### Data to use
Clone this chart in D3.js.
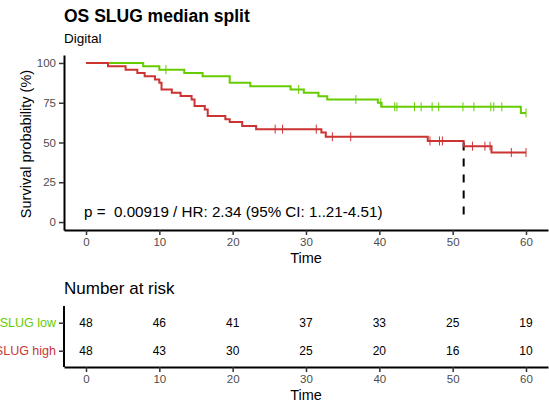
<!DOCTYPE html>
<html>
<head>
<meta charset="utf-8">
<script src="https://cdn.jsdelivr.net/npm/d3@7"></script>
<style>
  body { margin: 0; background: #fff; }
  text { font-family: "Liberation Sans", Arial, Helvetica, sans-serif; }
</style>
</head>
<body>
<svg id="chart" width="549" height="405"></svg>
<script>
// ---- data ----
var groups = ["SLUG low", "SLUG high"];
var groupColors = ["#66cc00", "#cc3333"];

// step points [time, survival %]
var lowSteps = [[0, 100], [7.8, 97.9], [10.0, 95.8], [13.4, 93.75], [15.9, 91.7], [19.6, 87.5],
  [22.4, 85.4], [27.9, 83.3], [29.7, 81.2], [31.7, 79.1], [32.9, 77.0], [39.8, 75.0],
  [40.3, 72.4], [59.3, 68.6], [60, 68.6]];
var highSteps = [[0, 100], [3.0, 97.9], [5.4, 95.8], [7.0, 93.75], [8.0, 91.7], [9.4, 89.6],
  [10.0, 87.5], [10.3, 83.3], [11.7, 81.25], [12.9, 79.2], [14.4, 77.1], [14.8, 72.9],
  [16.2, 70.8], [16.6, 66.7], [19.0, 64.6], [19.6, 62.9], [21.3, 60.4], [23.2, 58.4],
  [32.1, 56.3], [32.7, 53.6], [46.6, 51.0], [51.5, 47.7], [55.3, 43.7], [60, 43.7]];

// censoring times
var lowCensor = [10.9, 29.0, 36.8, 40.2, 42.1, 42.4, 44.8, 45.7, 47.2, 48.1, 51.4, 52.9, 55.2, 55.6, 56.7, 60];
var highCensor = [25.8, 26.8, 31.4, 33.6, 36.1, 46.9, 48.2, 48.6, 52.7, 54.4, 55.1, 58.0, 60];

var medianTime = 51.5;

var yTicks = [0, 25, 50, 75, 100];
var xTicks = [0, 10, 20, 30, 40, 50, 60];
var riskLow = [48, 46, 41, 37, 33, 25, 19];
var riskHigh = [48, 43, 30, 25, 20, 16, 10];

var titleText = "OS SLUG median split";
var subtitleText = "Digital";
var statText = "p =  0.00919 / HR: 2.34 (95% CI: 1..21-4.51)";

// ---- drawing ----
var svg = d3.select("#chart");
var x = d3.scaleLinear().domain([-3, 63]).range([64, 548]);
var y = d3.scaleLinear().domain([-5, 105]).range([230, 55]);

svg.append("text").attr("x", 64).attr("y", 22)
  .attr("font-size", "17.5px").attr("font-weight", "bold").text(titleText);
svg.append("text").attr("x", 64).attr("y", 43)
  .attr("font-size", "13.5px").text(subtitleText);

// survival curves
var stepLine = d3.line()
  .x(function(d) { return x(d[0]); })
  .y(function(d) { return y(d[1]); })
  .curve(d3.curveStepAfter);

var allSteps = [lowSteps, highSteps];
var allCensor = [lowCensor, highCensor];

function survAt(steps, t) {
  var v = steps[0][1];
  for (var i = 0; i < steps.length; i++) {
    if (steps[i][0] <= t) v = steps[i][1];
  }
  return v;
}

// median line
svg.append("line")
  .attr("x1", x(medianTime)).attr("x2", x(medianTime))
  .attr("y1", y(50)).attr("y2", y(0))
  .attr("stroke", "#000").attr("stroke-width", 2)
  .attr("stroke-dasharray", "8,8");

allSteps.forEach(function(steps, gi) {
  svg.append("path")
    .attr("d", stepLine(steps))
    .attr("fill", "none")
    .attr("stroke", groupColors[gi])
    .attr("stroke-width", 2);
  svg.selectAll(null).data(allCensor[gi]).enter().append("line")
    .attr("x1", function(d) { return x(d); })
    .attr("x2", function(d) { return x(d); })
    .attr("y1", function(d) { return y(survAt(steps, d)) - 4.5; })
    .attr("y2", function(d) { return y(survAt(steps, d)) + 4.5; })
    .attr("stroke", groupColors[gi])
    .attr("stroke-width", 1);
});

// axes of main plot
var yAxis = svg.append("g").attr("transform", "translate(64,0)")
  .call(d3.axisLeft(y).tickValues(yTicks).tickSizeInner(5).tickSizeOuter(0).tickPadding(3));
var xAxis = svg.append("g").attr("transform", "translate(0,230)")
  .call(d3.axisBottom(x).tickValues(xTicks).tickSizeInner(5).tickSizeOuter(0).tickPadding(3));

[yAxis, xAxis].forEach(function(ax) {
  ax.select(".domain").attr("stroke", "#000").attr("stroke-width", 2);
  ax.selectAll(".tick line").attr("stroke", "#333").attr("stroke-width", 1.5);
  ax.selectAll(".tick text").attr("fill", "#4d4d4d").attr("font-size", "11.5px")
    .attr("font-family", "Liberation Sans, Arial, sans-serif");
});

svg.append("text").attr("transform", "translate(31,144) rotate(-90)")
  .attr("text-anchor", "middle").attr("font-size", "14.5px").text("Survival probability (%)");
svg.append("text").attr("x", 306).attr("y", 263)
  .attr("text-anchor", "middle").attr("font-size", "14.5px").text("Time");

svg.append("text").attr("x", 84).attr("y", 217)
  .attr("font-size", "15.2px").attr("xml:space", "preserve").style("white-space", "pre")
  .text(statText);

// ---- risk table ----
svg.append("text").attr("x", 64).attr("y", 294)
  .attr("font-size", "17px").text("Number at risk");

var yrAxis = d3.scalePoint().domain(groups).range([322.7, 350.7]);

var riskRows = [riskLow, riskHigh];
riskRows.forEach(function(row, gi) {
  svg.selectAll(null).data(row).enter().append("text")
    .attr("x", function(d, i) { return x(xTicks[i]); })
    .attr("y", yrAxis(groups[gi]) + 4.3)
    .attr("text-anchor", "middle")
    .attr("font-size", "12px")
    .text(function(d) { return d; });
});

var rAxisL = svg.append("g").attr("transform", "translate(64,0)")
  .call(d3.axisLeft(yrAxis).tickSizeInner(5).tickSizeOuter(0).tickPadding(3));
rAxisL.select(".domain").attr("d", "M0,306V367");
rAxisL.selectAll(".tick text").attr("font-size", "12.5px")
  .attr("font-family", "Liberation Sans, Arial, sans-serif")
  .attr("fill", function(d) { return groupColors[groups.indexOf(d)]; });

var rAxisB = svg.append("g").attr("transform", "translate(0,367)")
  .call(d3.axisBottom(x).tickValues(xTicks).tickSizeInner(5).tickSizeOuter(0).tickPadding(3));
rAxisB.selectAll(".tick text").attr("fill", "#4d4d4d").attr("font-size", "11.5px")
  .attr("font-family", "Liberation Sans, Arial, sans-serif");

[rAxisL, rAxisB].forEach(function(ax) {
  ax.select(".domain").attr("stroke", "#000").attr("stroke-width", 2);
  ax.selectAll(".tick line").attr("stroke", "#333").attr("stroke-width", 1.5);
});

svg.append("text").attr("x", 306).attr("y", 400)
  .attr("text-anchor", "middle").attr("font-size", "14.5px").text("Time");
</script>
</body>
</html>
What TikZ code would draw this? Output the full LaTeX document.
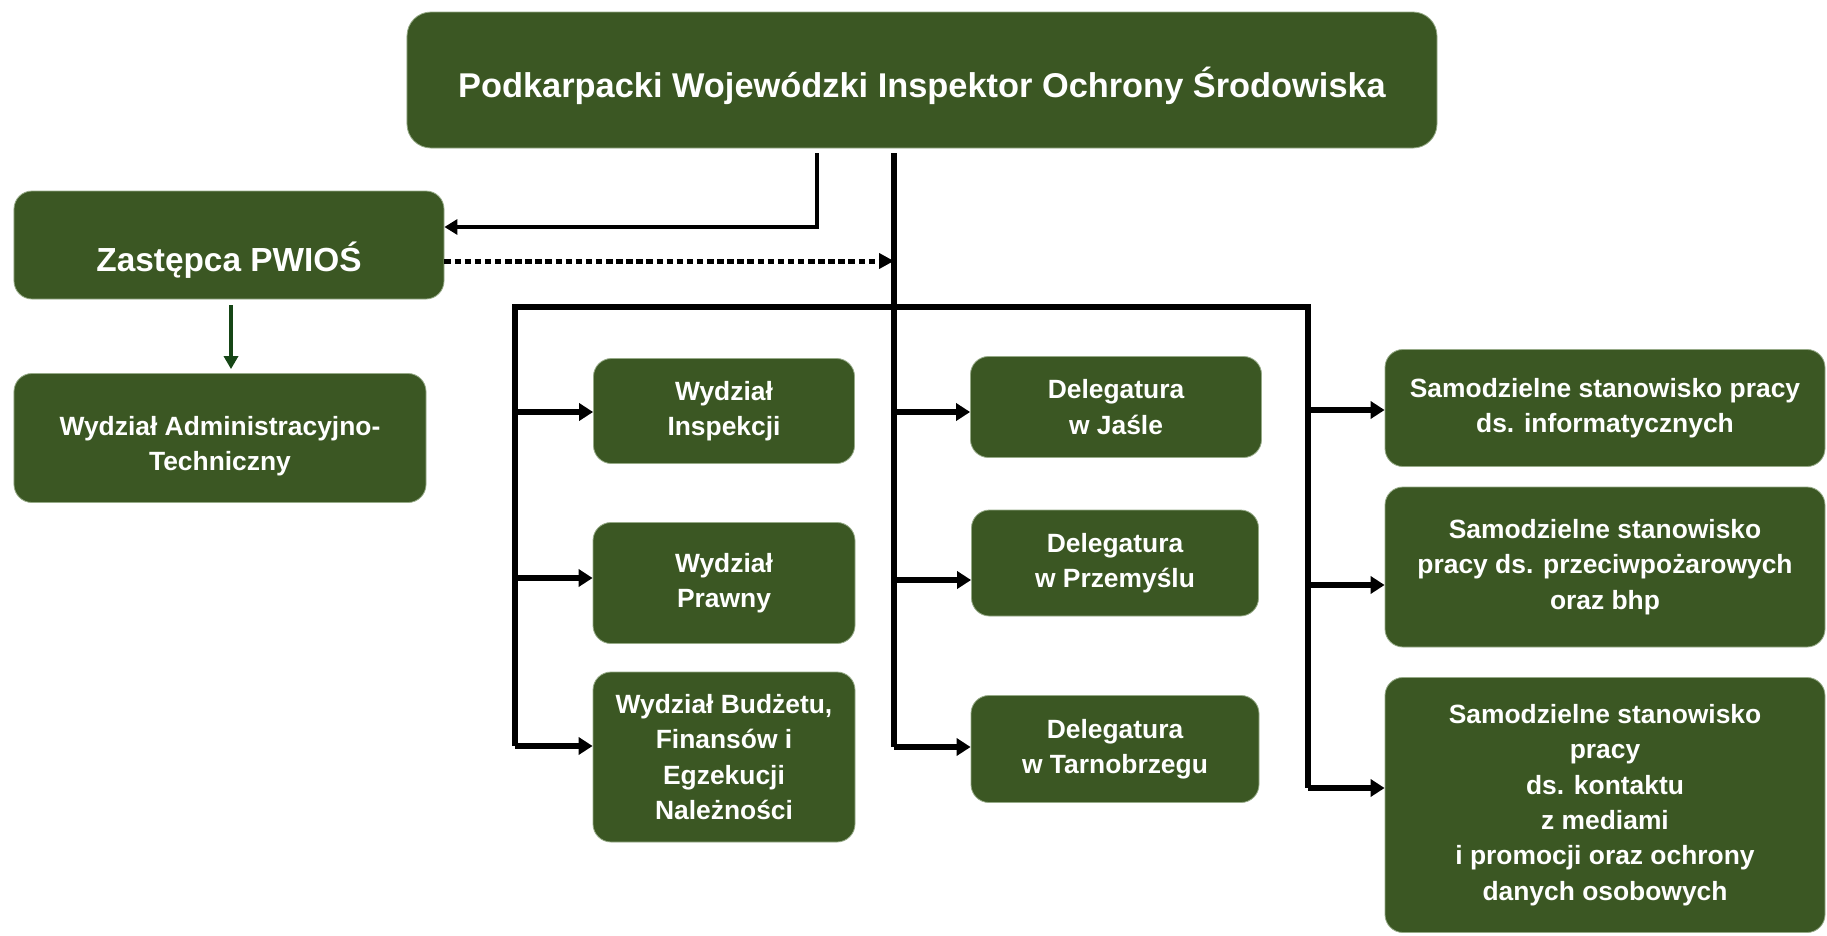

### Given problem
All the material shown above is to be copied exactly, with no pictures carried over.

### Written response
Clone this chart in D3.js.
<!DOCTYPE html>
<html>
<head>
<meta charset="utf-8">
<script src="https://cdn.jsdelivr.net/npm/d3@7"></script>
<style>
  body { margin: 0; background: #fff; }
  text { font-family: "Liberation Sans", Arial, Helvetica, sans-serif; }
</style>
</head>
<body>
<svg id="chart" width="549" height="405"></svg>
<script>
// ---- data ----
var groups = ["SLUG low", "SLUG high"];
var groupColors = ["#66cc00", "#cc3333"];

// step points [time, survival %]
var lowSteps = [[0, 100], [7.8, 97.9], [10.0, 95.8], [13.4, 93.75], [15.9, 91.7], [19.6, 87.5],
  [22.4, 85.4], [27.9, 83.3], [29.7, 81.2], [31.7, 79.1], [32.9, 77.0], [39.8, 75.0],
  [40.3, 72.4], [59.3, 68.6], [60, 68.6]];
var highSteps = [[0, 100], [3.0, 97.9], [5.4, 95.8], [7.0, 93.75], [8.0, 91.7], [9.4, 89.6],
  [10.0, 87.5], [10.3, 83.3], [11.7, 81.25], [12.9, 79.2], [14.4, 77.1], [14.8, 72.9],
  [16.2, 70.8], [16.6, 66.7], [19.0, 64.6], [19.6, 62.9], [21.3, 60.4], [23.2, 58.4],
  [32.1, 56.3], [32.7, 53.6], [46.6, 51.0], [51.5, 47.7], [55.3, 43.7], [60, 43.7]];

// censoring times
var lowCensor = [10.9, 29.0, 36.8, 40.2, 42.1, 42.4, 44.8, 45.7, 47.2, 48.1, 51.4, 52.9, 55.2, 55.6, 56.7, 60];
var highCensor = [25.8, 26.8, 31.4, 33.6, 36.1, 46.9, 48.2, 48.6, 52.7, 54.4, 55.1, 58.0, 60];

var medianTime = 51.5;

var yTicks = [0, 25, 50, 75, 100];
var xTicks = [0, 10, 20, 30, 40, 50, 60];
var riskLow = [48, 46, 41, 37, 33, 25, 19];
var riskHigh = [48, 43, 30, 25, 20, 16, 10];

var titleText = "OS SLUG median split";
var subtitleText = "Digital";
var statText = "p =  0.00919 / HR: 2.34 (95% CI: 1..21-4.51)";

// ---- drawing ----
var svg = d3.select("#chart");
var x = d3.scaleLinear().domain([-3, 63]).range([64, 548]);
var y = d3.scaleLinear().domain([-5, 105]).range([230, 55]);

svg.append("text").attr("x", 64).attr("y", 22)
  .attr("font-size", "17.5px").attr("font-weight", "bold").text(titleText);
svg.append("text").attr("x", 64).attr("y", 43)
  .attr("font-size", "13.5px").text(subtitleText);

// survival curves
var stepLine = d3.line()
  .x(function(d) { return x(d[0]); })
  .y(function(d) { return y(d[1]); })
  .curve(d3.curveStepAfter);

var allSteps = [lowSteps, highSteps];
var allCensor = [lowCensor, highCensor];

function survAt(steps, t) {
  var v = steps[0][1];
  for (var i = 0; i < steps.length; i++) {
    if (steps[i][0] <= t) v = steps[i][1];
  }
  return v;
}

// median line
svg.append("line")
  .attr("x1", x(medianTime)).attr("x2", x(medianTime))
  .attr("y1", y(50)).attr("y2", y(0))
  .attr("stroke", "#000").attr("stroke-width", 2)
  .attr("stroke-dasharray", "8,8");

allSteps.forEach(function(steps, gi) {
  svg.append("path")
    .attr("d", stepLine(steps))
    .attr("fill", "none")
    .attr("stroke", groupColors[gi])
    .attr("stroke-width", 2);
  svg.selectAll(null).data(allCensor[gi]).enter().append("line")
    .attr("x1", function(d) { return x(d); })
    .attr("x2", function(d) { return x(d); })
    .attr("y1", function(d) { return y(survAt(steps, d)) - 4.5; })
    .attr("y2", function(d) { return y(survAt(steps, d)) + 4.5; })
    .attr("stroke", groupColors[gi])
    .attr("stroke-width", 1);
});

// axes of main plot
var yAxis = svg.append("g").attr("transform", "translate(64,0)")
  .call(d3.axisLeft(y).tickValues(yTicks).tickSizeInner(5).tickSizeOuter(0).tickPadding(3));
var xAxis = svg.append("g").attr("transform", "translate(0,230)")
  .call(d3.axisBottom(x).tickValues(xTicks).tickSizeInner(5).tickSizeOuter(0).tickPadding(3));

[yAxis, xAxis].forEach(function(ax) {
  ax.select(".domain").attr("stroke", "#000").attr("stroke-width", 2);
  ax.selectAll(".tick line").attr("stroke", "#333").attr("stroke-width", 1.5);
  ax.selectAll(".tick text").attr("fill", "#4d4d4d").attr("font-size", "11.5px")
    .attr("font-family", "Liberation Sans, Arial, sans-serif");
});

svg.append("text").attr("transform", "translate(31,144) rotate(-90)")
  .attr("text-anchor", "middle").attr("font-size", "14.5px").text("Survival probability (%)");
svg.append("text").attr("x", 306).attr("y", 263)
  .attr("text-anchor", "middle").attr("font-size", "14.5px").text("Time");

svg.append("text").attr("x", 84).attr("y", 217)
  .attr("font-size", "15.2px").attr("xml:space", "preserve").style("white-space", "pre")
  .text(statText);

// ---- risk table ----
svg.append("text").attr("x", 64).attr("y", 294)
  .attr("font-size", "17px").text("Number at risk");

var yrAxis = d3.scalePoint().domain(groups).range([322.7, 350.7]);

var riskRows = [riskLow, riskHigh];
riskRows.forEach(function(row, gi) {
  svg.selectAll(null).data(row).enter().append("text")
    .attr("x", function(d, i) { return x(xTicks[i]); })
    .attr("y", yrAxis(groups[gi]) + 4.3)
    .attr("text-anchor", "middle")
    .attr("font-size", "12px")
    .text(function(d) { return d; });
});

var rAxisL = svg.append("g").attr("transform", "translate(64,0)")
  .call(d3.axisLeft(yrAxis).tickSizeInner(5).tickSizeOuter(0).tickPadding(3));
rAxisL.select(".domain").attr("d", "M0,306V367");
rAxisL.selectAll(".tick text").attr("font-size", "12.5px")
  .attr("font-family", "Liberation Sans, Arial, sans-serif")
  .attr("fill", function(d) { return groupColors[groups.indexOf(d)]; });

var rAxisB = svg.append("g").attr("transform", "translate(0,367)")
  .call(d3.axisBottom(x).tickValues(xTicks).tickSizeInner(5).tickSizeOuter(0).tickPadding(3));
rAxisB.selectAll(".tick text").attr("fill", "#4d4d4d").attr("font-size", "11.5px")
  .attr("font-family", "Liberation Sans, Arial, sans-serif");

[rAxisL, rAxisB].forEach(function(ax) {
  ax.select(".domain").attr("stroke", "#000").attr("stroke-width", 2);
  ax.selectAll(".tick line").attr("stroke", "#333").attr("stroke-width", 1.5);
});

svg.append("text").attr("x", 306).attr("y", 400)
  .attr("text-anchor", "middle").attr("font-size", "14.5px").text("Time");
</script>
</body>
</html>
What TikZ code would draw this? Output the full LaTeX document.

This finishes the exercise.